REPUBLIKA.CO.ID, JAKARTA -- Ketua Badan Pengawas Pemilu (Bawaslu) Rahmat Bagja berharap agar pemberitaan, penyiaran, dan iklan kampanye Pemilu 2024 tidak ada yang mengandung unsur fitnah dan penghinaan terhadap agama. Sebab, media penyiaran merupakan rujukan informasi masyarakat maupun pembuat konten media sosial.
"Harapannya, pemberitaan di media sosial akan merujuk pada teman-teman lembaga penyiaran. Juga, masyarakat akan mengacu pada lembaga penyiaran apakah berita ini benar atau tidak," kata Bagja saat menghadiri acara uji publik Rancangan Peraturan Komisi Penyiaran Indonesia tentang Pengawasan Pemberitaan, Penyiaran dan Iklan Kampanye Pemilihan Umum di Jakarta, Kamis (14/9/2023).
Bagja juga berharap kualitas pemberitaan, penyiaran, dan iklan terkait kampanye Pemilu 2024 semakin baik. "Terima kasih atas sumbangsih teman-teman lembaga penyiaran dalam pemberitaan dan juga penyiaran mengenai pemilu dan hal-hal yang berkaitan dengan seluruh ketentuan pemilu," ujarnya.
Berbagai harapan itu disampaikan Bagja justru saat Bawaslu sedang jadi sorotan publik karena dinilai tak punya keberanian menyatakan bakal capres PDIP Ganjar Pranowo melakukan pelanggaran ketentuan pemilu. Ganjar diketahui tampil dalam video adzan magrib di stasiun televisi swasta milik Ketua Umum Partai Perindo, Hary Tanoesoedibjo.
Tayangan adzan tersebut muncul saat masa kampanye Pemilu 2024 belum dimulai. Selain itu, banyak pihak menilai Ganjar telah mengeksploitasi politik identitas demi memperbesar peluang kemenangannya.

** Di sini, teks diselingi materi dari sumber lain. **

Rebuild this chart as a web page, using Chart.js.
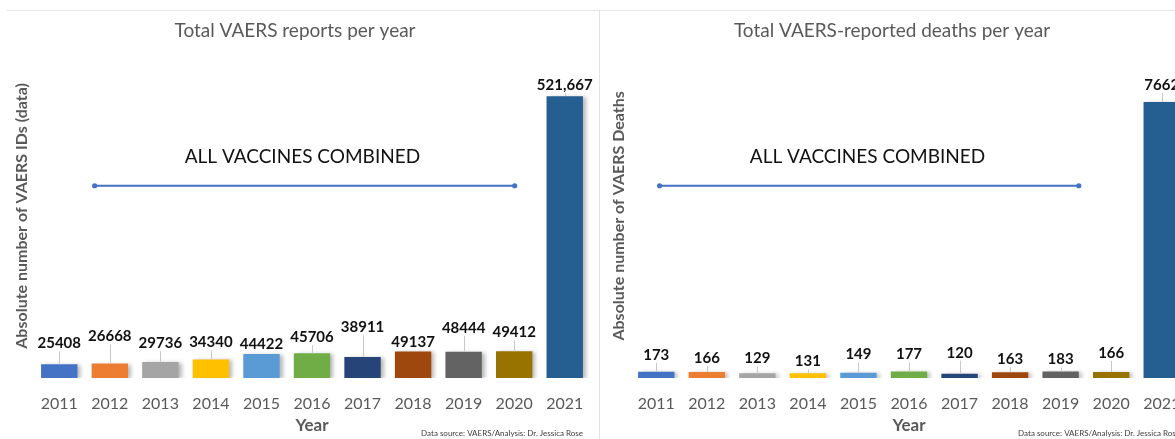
<!DOCTYPE html>
<html lang="en">
<head>
<meta charset="UTF-8" />
<title>VAERS reports and deaths per year</title>
<script src="https://cdn.jsdelivr.net/npm/chart.js"></script>
<style>
  body { margin: 0; background: #fff; overflow: hidden; }
  #wrap { position: relative; width: 1175px; height: 439px; overflow: hidden; }
  .topline { position: absolute; left: 7px; right: 0; top: 10px; height: 1px; background: #e6e6e6; }
  .divider { position: absolute; left: 599px; top: 10px; bottom: 0; width: 1px; background: #e2e2e2; }
  .panel { position: absolute; top: 0; width: 600px; height: 439px; }
</style>
</head>
<body>
<div id="wrap">
  <div class="topline"></div>
  <div class="divider"></div>
  <div class="panel" style="left:0"><canvas id="reportsChart" width="600" height="439"></canvas></div>
  <div class="panel" style="left:597px"><canvas id="deathsChart" width="600" height="439"></canvas></div>
</div>
<script>
// data
const years = ["2011", "2012", "2013", "2014", "2015", "2016", "2017", "2018", "2019", "2020", "2021"];
const reports = [25408, 26668, 29736, 34340, 44422, 45706, 38911, 49137, 48444, 49412, 521667];
const deaths = [173, 166, 129, 131, 149, 177, 120, 163, 183, 166, 7662];

// office default palette, one colour per year
const barColors = ["#4472C4", "#ED7D31", "#A5A5A5", "#FFC000", "#5B9BD5", "#70AD47",
                   "#264478", "#9E480E", "#636363", "#997300", "#255E91"];

const FONT = "Lato, 'Open Sans', sans-serif";
const sourceText = "Data source: VAERS/Analysis: Dr. Jessica Rose";

function fmt(v) {
  return v >= 100000 ? v.toLocaleString("en-US") : String(v);
}

// value labels with leader lines, the "all vaccines" note, the source line and bar shadows
const extras = {
  id: "extras",
  beforeDatasetsDraw(chart) {
    const ctx = chart.ctx;
    ctx.save();
    ctx.shadowColor = "rgba(0,0,0,0.28)";
    ctx.shadowBlur = 4;
    ctx.shadowOffsetX = 3;
    ctx.shadowOffsetY = 1;
  },
  afterDatasetsDraw(chart, args, opts) {
    const ctx = chart.ctx;
    ctx.restore();
    const meta = chart.getDatasetMeta(0);
    const values = chart.data.datasets[0].data;
    const area = chart.chartArea;
    ctx.save();
    meta.data.forEach((bar, i) => {
      const cy = bar.y - opts.lift[i];
      if (bar.y - (cy + 8) > 2) {
        ctx.strokeStyle = "#c8c8c8";
        ctx.lineWidth = 1;
        ctx.beginPath();
        ctx.moveTo(Math.round(bar.x) + 0.5, cy + 8);
        ctx.lineTo(Math.round(bar.x) + 0.5, bar.y);
        ctx.stroke();
      }
      ctx.font = "bold 15px " + FONT;
      ctx.fillStyle = "#111";
      ctx.textAlign = "center";
      ctx.textBaseline = "middle";
      ctx.fillText(fmt(values[i]), bar.x, cy);
    });

    // note in category units (x) and chart-area fractions (y)
    const xs = chart.scales.x;
    const x0 = xs.getPixelForValue(0);
    const step = xs.getPixelForValue(1) - x0;
    const px = idx => x0 + idx * step;
    const py = f => area.top + f * (area.bottom - area.top);
    const n = opts.note;
    ctx.font = "19px " + FONT;
    ctx.fillStyle = "#111";
    ctx.fillText("ALL VACCINES COMBINED", px(n.textX), py(n.textY));
    ctx.strokeStyle = "#4472C4";
    ctx.fillStyle = "#4472C4";
    ctx.lineWidth = 2;
    ctx.beginPath();
    ctx.moveTo(px(n.x0), py(n.lineY));
    ctx.lineTo(px(n.x1), py(n.lineY));
    ctx.stroke();
    [n.x0, n.x1].forEach(x => {
      ctx.beginPath();
      ctx.arc(px(x), py(n.lineY), 2.6, 0, Math.PI * 2);
      ctx.fill();
    });

    ctx.font = "8px " + FONT;
    ctx.fillStyle = "#404040";
    ctx.textAlign = "right";
    ctx.fillText(sourceText, area.right - 7, area.bottom + 55);
    ctx.restore();
  }
};

function makeChart(id, values, title, yTitle, yMax, lift, note) {
  return new Chart(document.getElementById(id), {
    type: "bar",
    data: {
      labels: years,
      datasets: [{ data: values, backgroundColor: barColors, borderWidth: 0 }]
    },
    options: {
      responsive: false,
      animation: false,
      layout: { padding: { top: 0, right: 10, bottom: 0, left: 0 } },
      plugins: {
        legend: { display: false },
        tooltip: { enabled: false },
        title: {
          display: true,
          text: title,
          color: "#595959",
          font: { family: FONT, size: 19, weight: "normal" },
          padding: { top: 19, bottom: 12 }
        },
        extras: { lift: lift, note: note }
      },
      scales: {
        x: {
          grid: { display: false },
          border: { display: false },
          ticks: { color: "#595959", font: { family: FONT, size: 16 }, padding: 8 },
          title: {
            display: true,
            text: "Year",
            color: "#595959",
            font: { family: FONT, size: 17, weight: "bold" },
            padding: { top: 4, bottom: 3 }
          },
          afterFit: s => { s.height = 61; }
        },
        y: {
          min: 0,
          max: yMax,
          grid: { display: false },
          border: { display: false },
          ticks: { display: false },
          title: {
            display: true,
            text: yTitle,
            color: "#595959",
            font: { family: FONT, size: 16, weight: "bold" },
            padding: { top: 12, bottom: 0 }
          },
          afterFit: s => { s.width = 34; }
        }
      }
    },
    plugins: [extras]
  });
}

makeChart("reportsChart", reports, "Total VAERS reports per year",
  "Absolute number of VAERS IDs (data)", 600000,
  [21, 27, 19, 17, 10, 16, 30, 9, 24, 19, 11],
  { textX: 4.81, textY: 0.318, x0: 0.70, x1: 9.01, lineY: 0.407 });

makeChart("deathsChart", deaths, "Total VAERS-reported deaths per year",
  "Absolute number of VAERS Deaths", 9000,
  [17, 14, 15, 12, 18, 17, 21, 13, 12, 19, 17],
  { textX: 4.18, textY: 0.318, x0: 0.065, x1: 8.36, lineY: 0.407 });
</script>
</body>
</html>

Bagja pada Selasa (12/9/2023) mengatakan, pihaknya masih mengkaji dugaan pelanggaran Ganjar itu. Sejauh ini, Bawaslu belum menemukan unsur pelanggaran kampanye. Sebab, Ganjar belum resmi menjadi capres dan dalam tayangan adzan itu tidak ada ajakan memilih.
Menurut Bagja, kasus ini kini masuk domain Komisi Penyiaran Indonesia (KPI). Jika terbukti melanggar ketentuan lembaga penyiaran, KPI akan menjatuhkan sanksi terhadap stasiun televisi swasta milik konglomerat Harry Tanoesoedibjo itu.